Government funding is especially important in a country like Kyrgyzstan where there is little private sponsorship available.

Kenjebaev said that given the current realities, the government should at least help sportsmen move into law-enforcement rather than crime.

Young athletes are often enrolled at specialised high schools, and some go on to attend sports academies.

One route is emigration to former Soviet republics, Europe or the United States, where sporting skills offer a ticket to better wages.

A minority are able to study for a second profession and enjoy successful non-sporting careers.

For those who wish to pursue sports in Kyrgyzstan, the career choices are limited to coaching at sports clubs and colleges, where the pay puts off everyone but the most dedicated enthusiasts.

Freestyle wrestling coach Karmyshaly Akmatov earns 320 dollars a month, a top salary for a well-known figure with 20 years’ experience.

He has urged the authorities to provide more support to sportsmen, especially after they have peaked.

“Many of our champions are unemployed. I’ve told officials about the situation – we send them to competitions and exploit them to the maximum, but when they reach the end of their sporting careers, we leave them without a job,” he said.
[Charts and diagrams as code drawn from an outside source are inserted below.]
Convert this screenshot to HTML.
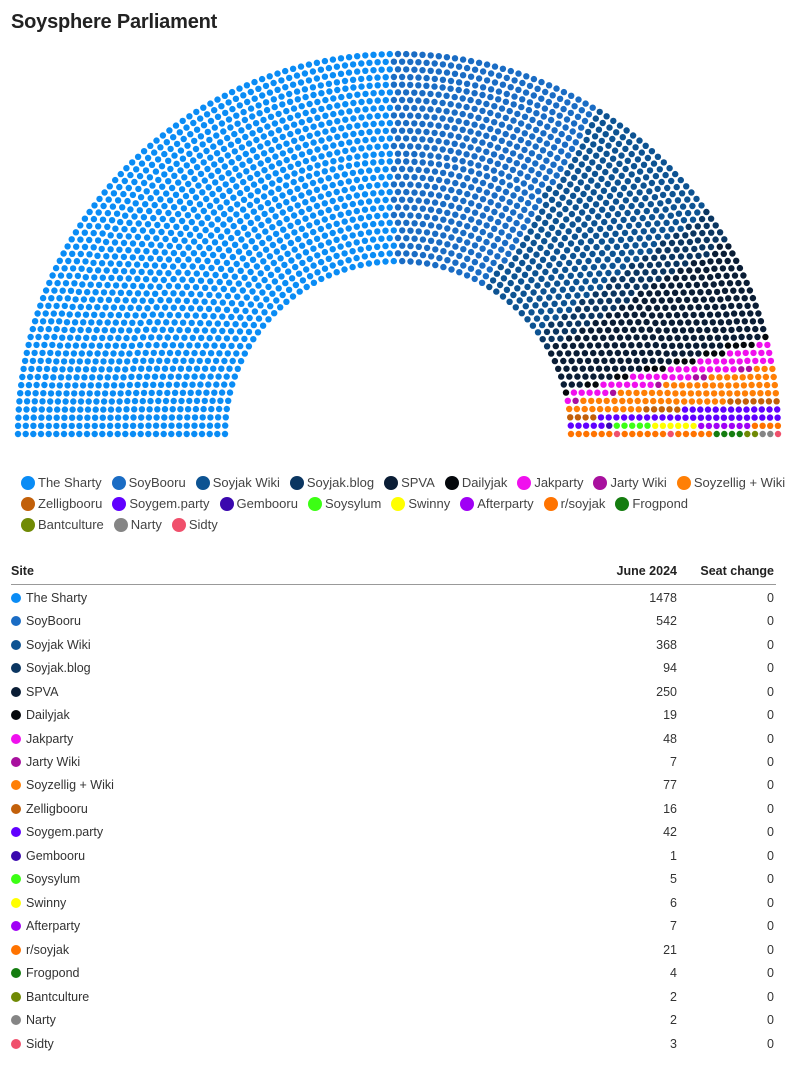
<!DOCTYPE html>
<html><head><meta charset="utf-8"><style>
body{margin:0;background:#fff;font-family:"Liberation Sans",sans-serif;color:#333;width:796px;height:1065px;overflow:hidden;position:relative}
h1{position:absolute;left:11px;top:11px;margin:0;font-size:20px;font-weight:bold;color:#222;letter-spacing:-0.2px}
#ch{position:absolute;left:0;top:0}
.lg{position:absolute;left:21px;top:472px;width:775px;font-size:13px;color:#444}
.lg div{display:flex;height:21px;align-items:center}
.lg span{display:flex;align-items:center;margin-right:10px;height:18px;white-space:nowrap}
.lg i{display:inline-block;width:14px;height:14px;border-radius:50%;margin-right:3px}
table{position:absolute;left:11px;top:563px;width:765px;border-collapse:collapse;font-size:12.5px;color:#333}
th{font-weight:bold;text-align:left;padding:0 2px 5px 0;border-bottom:1px solid #999;height:16px;color:#222}
td{height:21.47px;padding:2px 2px 0 0;box-sizing:content-box}
.r{text-align:right}
td i{display:inline-block;width:10px;height:10px;border-radius:50%;margin-right:5px;vertical-align:-1px}
</style></head><body>
<h1>Soysphere Parliament</h1>
<svg id="ch" width="796" height="460"></svg>
<div class="lg" id="lg"></div>
<table id="tb"><tr><th>Site</th><th class="r" style="width:120px">June 2024</th><th class="r" style="width:95px">Seat change</th></tr></table>
<script>
var P=[["The Sharty",1478,"#0a8cf5"],["SoyBooru",542,"#1a6cc4"],["Soyjak Wiki",368,"#0d5392"],["Soyjak.blog",94,"#0b3661"],["SPVA",250,"#0a1d35"],["Dailyjak",19,"#05080c"],["Jakparty",48,"#f010ee"],["Jarty Wiki",7,"#a8109e"],["Soyzellig + Wiki",77,"#ff7f05"],["Zelligbooru",16,"#c2600a"],["Soygem.party",42,"#6000ff"],["Gembooru",1,"#3a08ae"],["Soysylum",5,"#3cff14"],["Swinny",6,"#ffff00"],["Afterparty",7,"#a000f5"],["r/soyjak",21,"#ff7300"],["Frogpond",4,"#157d10"],["Bantculture",2,"#708a05"],["Narty",2,"#858585"],["Sidty",3,"#f0506c"]];
var total=0;P.forEach(p=>total+=p[1]);
var cx=398,cy=434,r0=173,r1=380,N=28,rs=[],sum=0;
for(var i=0;i<N;i++){rs.push(r0+i*(r1-r0)/(N-1));sum+=rs[i];}
var cnt=rs.map(r=>Math.floor(total*r/sum)),c=0;cnt.forEach(x=>c+=x);
for(var i=N-1;c<total;i--,c++)cnt[i]++;
var pts=[];
for(var i=0;i<N;i++){var n=cnt[i];for(var j=0;j<n;j++){var a=Math.PI-j*Math.PI/(n-1);pts.push([a,rs[i]]);}}
pts.sort((a,b)=>b[0]-a[0]||a[1]-b[1]);
var s="",k=0;
P.forEach(p=>{for(var j=0;j<p[1];j++,k++){var q=pts[k];s+='<circle cx="'+(cx+q[1]*Math.cos(q[0])).toFixed(1)+'" cy="'+(cy-q[1]*Math.sin(q[0])).toFixed(1)+'" r="3.2" fill="'+p[2]+'"/>';}});
document.getElementById("ch").innerHTML=s;
var rows=[[0,9],[9,17],[17,20]],l="",t="";
rows.forEach(rw=>{l+='<div>';for(var i=rw[0];i<rw[1];i++){var p=P[i];l+='<span><i style="background:'+p[2]+'"></i>'+p[0]+'</span>';}l+='</div>';});
P.forEach(p=>{t+='<tr><td><i style="background:'+p[2]+'"></i>'+p[0]+'</td><td class="r">'+p[1]+'</td><td class="r">0</td></tr>';});
document.getElementById("lg").innerHTML=l;
document.getElementById("tb").innerHTML+=t;
</script>
</body></html>
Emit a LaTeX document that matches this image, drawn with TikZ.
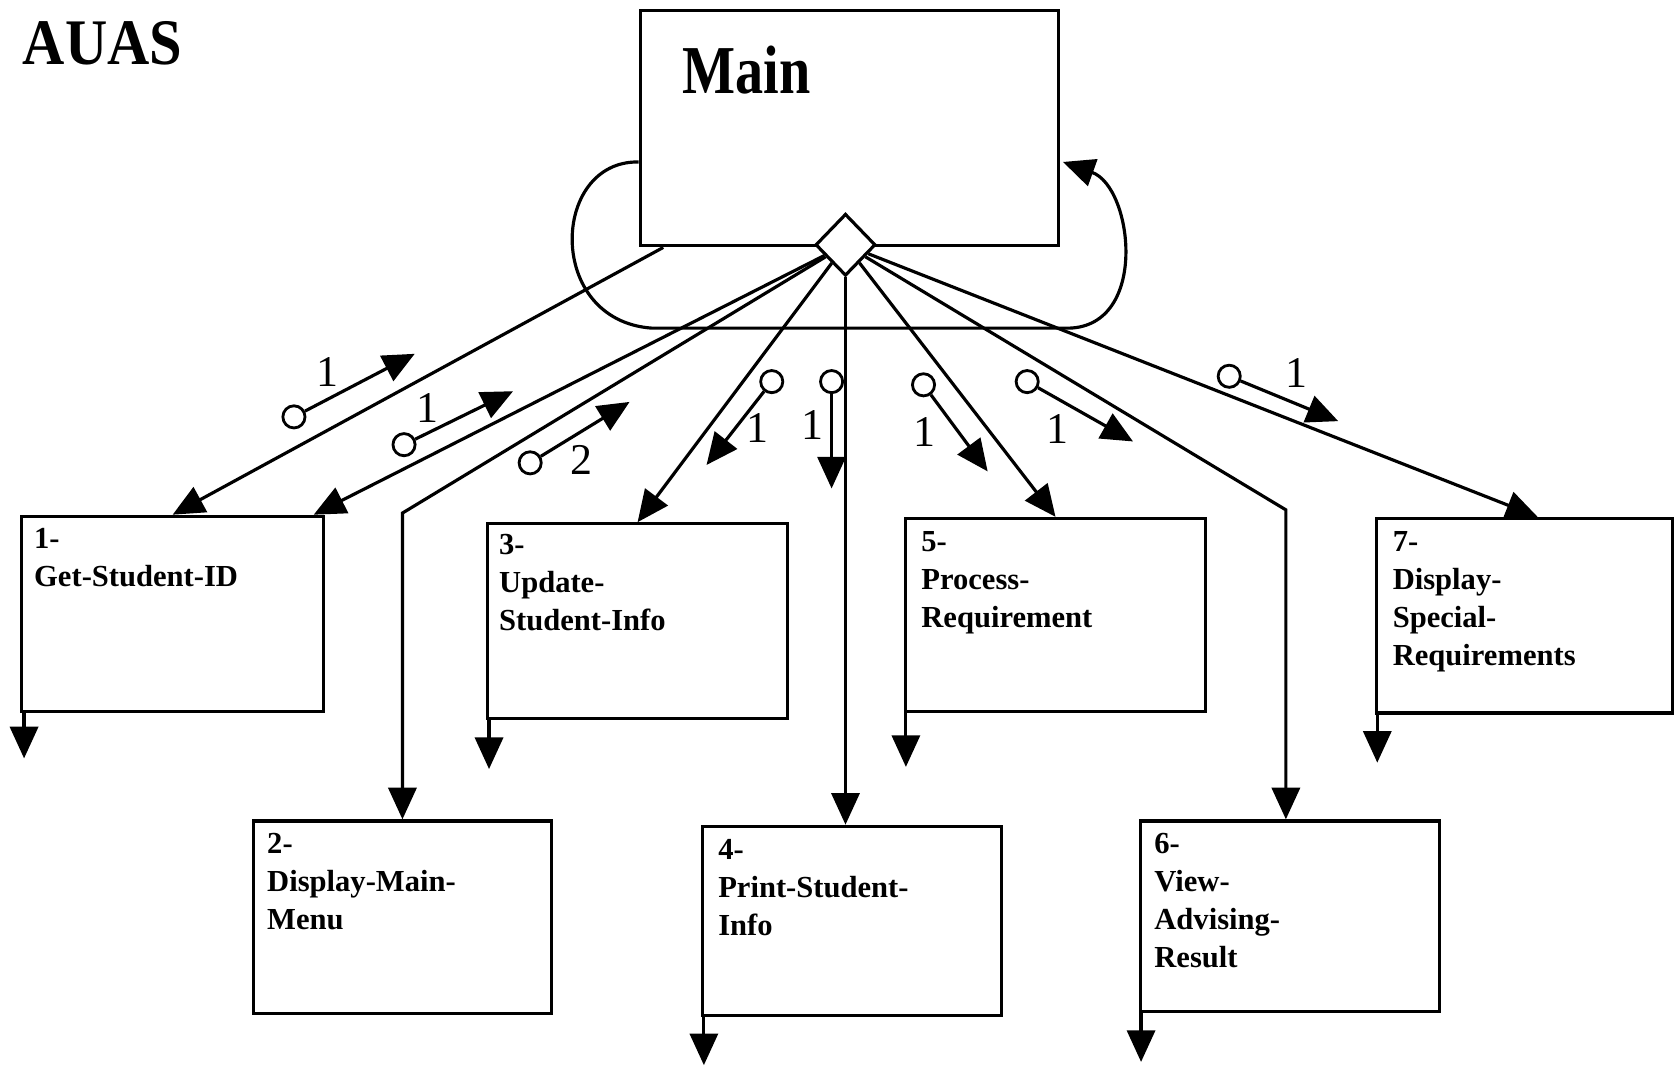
\documentclass[tikz,border=0pt]{standalone}
\usepackage{fontspec}
\setmainfont{Liberation Serif}
\newfontfamily\titlefont[FakeStretch=0.9]{Liberation Serif}
\newfontfamily\mainlblfont[FakeStretch=0.82]{Liberation Serif}
\usetikzlibrary{arrows.meta,shapes.geometric,fit,calc}

\begin{document}
\begin{tikzpicture}[x=0.10689mm,y=-0.10689mm,
  line width=0.9pt,
  box/.style={draw,inner sep=0pt},
  boxtext/.style={anchor=north west,inner sep=0pt,align=left,
    font=\fontsize{8.7}{10.8}\selectfont\bfseries},
  arr/.style={-{Triangle[length=9pt,width=8pt]}},
  flagc/.style={draw,circle,inner sep=0pt,minimum size=6.3pt,line width=0.8pt},
  num/.style={inner sep=0pt,font=\fontsize{12.5}{14}\selectfont}]
\useasboundingbox (0,0) rectangle (1568,997);

% title
\node[anchor=base west,inner sep=0pt,font=\titlefont\fontsize{18.5}{20}\selectfont\bfseries] (title) at (20,60) {AUAS};

% main module
\node[box,fit={(599,10) (990,230)}] (main) {};
\node[anchor=base west,inner sep=0pt,font=\mainlblfont\fontsize{19.5}{22}\selectfont\bfseries] (mainlbl) at (637,87) {Main};

% called modules
\node[box,fit={(20,483) (303,666)}] (b1) {};
\node[box,fit={(237,768) (516,948)}] (b2) {};
\node[box,fit={(456,490) (737,672)}] (b3) {};
\node[box,fit={(657,773) (937,950)}] (b4) {};
\node[box,fit={(847,485) (1128,666)}] (b5) {};
\node[box,fit={(1067,768) (1347,946)}] (b6) {};
\node[box,fit={(1288,485) (1565,667)}] (b7) {};

\node[boxtext] (b1t) at ($(b1.north west)+(12,11)$) {1-\\Get-Student-ID};
\node[boxtext] (b2t) at ($(b2.north west)+(13,12)$) {2-\\Display-Main-\\Menu};
\node[boxtext] (b3t) at ($(b3.north west)+(11,10)$) {3-\\Update-\\Student-Info};
\node[boxtext] (b4t) at ($(b4.north west)+(15,12)$) {4-\\Print-Student-\\Info};
\node[boxtext] (b5t) at ($(b5.north west)+(15,12)$) {5-\\Process-\\Requirement};
\node[boxtext] (b6t) at ($(b6.north west)+(13,12)$) {6-\\View-\\Advising-\\Result};
\node[boxtext] (b7t) at ($(b7.north west)+(15,12)$) {7-\\Display-\\Special-\\Requirements};

% iteration loop round the main module
\coordinate (lp1) at ($(main.north west)+(0,143)$);
\coordinate (lp2) at ($(main.north east)+(3,143)$);
\draw[arr] (lp1) .. controls (515,150) and (510,300) .. (610,307) -- (1000,307)
  .. controls (1075,305) and (1060,175) .. (lp2);

% selection diamond
\node[draw,diamond,fill=white,inner sep=0pt,minimum width=6mm,minimum height=6.2mm] (dia) at (791,229) {};

% calls
\coordinate (m1) at ($(main.south west)+(23,0)$);
\draw[arr] (m1) -- (b1.north);
\draw[arr] (dia) -- ($(b1.north east)+(-11,0)$);
\draw[arr] (dia) -- (b2.north |- 0,480) -- (b2.north);
\draw[arr] (dia) -- (b3.north);
\draw[arr] (dia.south) -- (dia.south |- b4.north);
\draw[arr] (dia) -- (b5.north);
\draw[arr] (dia) -- ($(b6.north |- 0,477)+(-4,0)$) -- ($(b6.north)+(-4,0)$);
\draw[arr] (dia) -- ($(b7.north)+(12,0)$);

% data flags
\node[flagc] (f1) at (275,390) {};
\coordinate (f1e) at (388,331);
\draw[arr] (f1) -- (f1e);
\node[num] (n1) at (306,348) {1};

\node[flagc] (f2) at (378,416) {};
\coordinate (f2e) at (480,366);
\draw[arr] (f2) -- (f2e);
\node[num] (n2) at (400,382) {1};

\node[flagc] (f3) at (496,433) {};
\coordinate (f3e) at (589,376);
\draw[arr] (f3) -- (f3e);
\node[num] (n3) at (544,430) {2};

\node[flagc] (f4) at (722,357) {};
\coordinate (f4e) at (661,435);
\draw[arr] (f4) -- (f4e);
\node[num] (n4) at (709,400) {1};

\node[flagc] (f5) at (778,357) {};
\coordinate (f5e) at (778,457);
\draw[arr] (f5) -- (f5e);
\node[num] (n5) at (760,398) {1};

\node[flagc] (f6) at (864,360) {};
\coordinate (f6e) at (924,441);
\draw[arr] (f6) -- (f6e);
\node[num] (n6) at (865,404) {1};

\node[flagc] (f7) at (961,357) {};
\coordinate (f7e) at (1060,413);
\draw[arr] (f7) -- (f7e);
\node[num] (n7) at (989,401) {1};

\node[flagc] (f8) at (1150,352) {};
\coordinate (f8e) at (1252,394);
\draw[arr] (f8) -- (f8e);
\node[num] (n8) at (1213,349) {1};

% continuation arrows below modules
\draw[arr] ($(b1.south west)+(4,0)$) -- ($(b1.south west)+(4,42)$);
\draw[arr] ($(b3.south west)+(3,0)$) -- ($(b3.south west)+(3,46)$);
\draw[arr] ($(b4.south west)+(3,0)$) -- ($(b4.south west)+(3,45)$);
\draw[arr] ($(b5.south west)+(2,0)$) -- ($(b5.south west)+(2,50)$);
\draw[arr] ($(b6.south west)+(2,0)$) -- ($(b6.south west)+(2,46)$);
\draw[arr] ($(b7.south west)+(2,0)$) -- ($(b7.south west)+(2,45)$);
\end{tikzpicture}
\end{document}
Akmatov said organised crime might look like a lucrative option for young sportsmen, but is was dangerous and almost impossible to get out of once someone got involved.

“They ask – as a joke – why they should become coaches, and say they’d rather be a bodyguard, a security guard, [a racketeer] at the Dordoy market, or an enforcer. But that’s exactly what happens to them,” Akmatov said.

He knows of at least 20 former wrestlers who have been killed after joining criminal gangs.

“Their cases have never been solved; they’ve just been closed,” he said. “They were good guys.”

Yrysbek Mamyshev, a wrestling coach at the national school where up-and-coming athletes are trained for Kyrgyzstan's Olympic team, says Olympic medallist wrestlers like Ruslan Tyumenbaev and Kanat Begaliev are popular role-models who attract many would-be sportsmen.


Nurlan Kuranov, a member of the freestyle national wrestling team, said sport was one of the few areas where this small and impoverished Central Asian state could shine at international level, if only the funding was in place.

“There is this feeling that in other areas we aren’t able to showcase Kyrgyzstan, but at least we can do it in sports,” he said.

Timur Toktonaliev is an IWPR journalist in Kyrgyzstan. Anastasia Akimova is an IWPR intern.